Accomplishing the President’s goals, however, makes policy change essential. Among the most valuable policy changes for incenting new energy technology is tax reform associated with R&D tax credits for U.S. companies.  This type of reform was called for in a bipartisan report from the American Energy Innovation Council (AEIC): Catalyzing American Ingenuity: The Role of Government in Energy Innovation.  Without broadly drawn R&D tax credits that are generally applicable to the energy industry that do not have limitations to just the renewable energy sector, it is unlikely we will achieve the President’s goals.

The AEIC has linked a viable U.S. energy policy directly to the economic health of the country.  AEIC pointedly notes that underinvestment by the private sector in new R&D in energy limits U.S. economic health.  As the report detailed, U.S. underinvestment in energy R&D occurs as a result of the capital-intensive nature of the energy industry, the need for large up-front investments with slow turnover in capital assets, and the imperfect energy market leading to slow adoption of new technology.

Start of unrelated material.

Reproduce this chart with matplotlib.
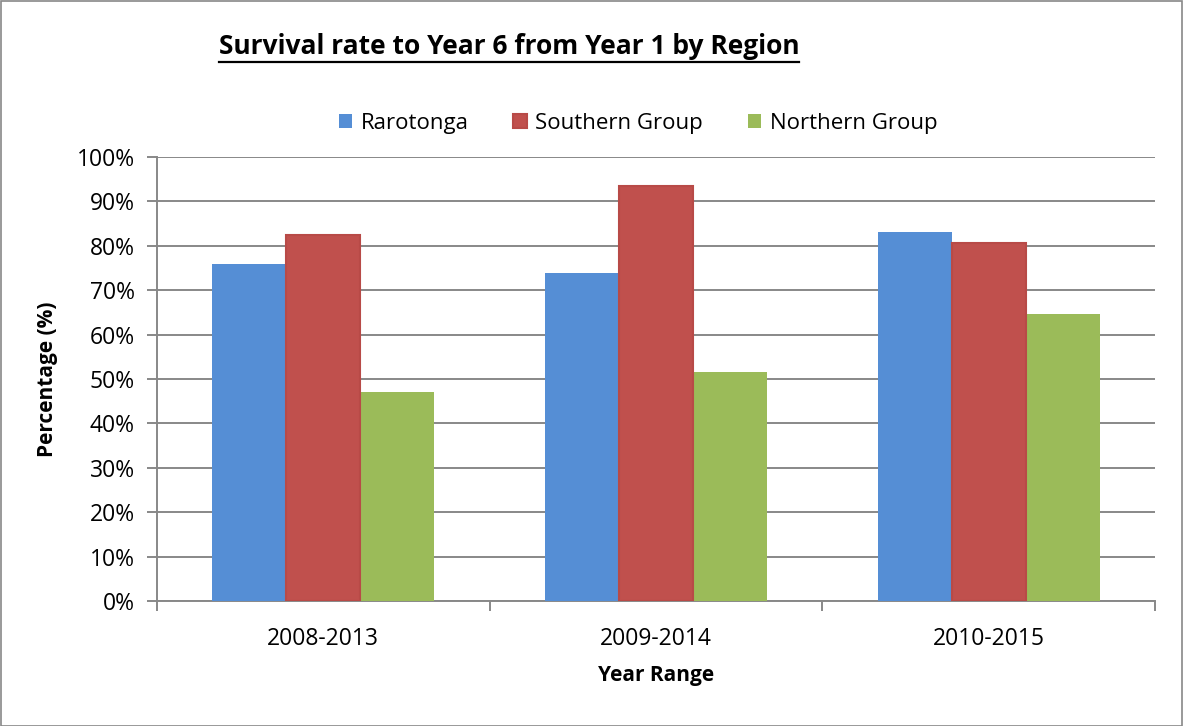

R&D tax credits have historically been subject to repeated expiration with uncertainty about their renewal or the timetable for renewal.  That uncertainty limits the development of new technology in capital-intensive sectors like energy.  Moreover, R&D tax credits have been targeted at specific segments of the energy industry like wind and solar.  This practice of targeting specific segments of the industry limits the development of widespread new energy technology.  The consequence is that the historic underinvestment by the U.S. energy industry hampers the development of a broad range of new technology — from innovative sources of renewable energy to innovative technology for capture and sequestration of carbon to cheaper and more widely available sources of cleaner fossil fuels like natural gas.

The President’s remarks at Georgetown were about more than climate change; they addressed the need for policy that will advance the development of innovative energy technology.  They make the case for the President to address tax reform with specific attention to the issue of R&D tax credits that will encourage an industry that is critical to our economic health.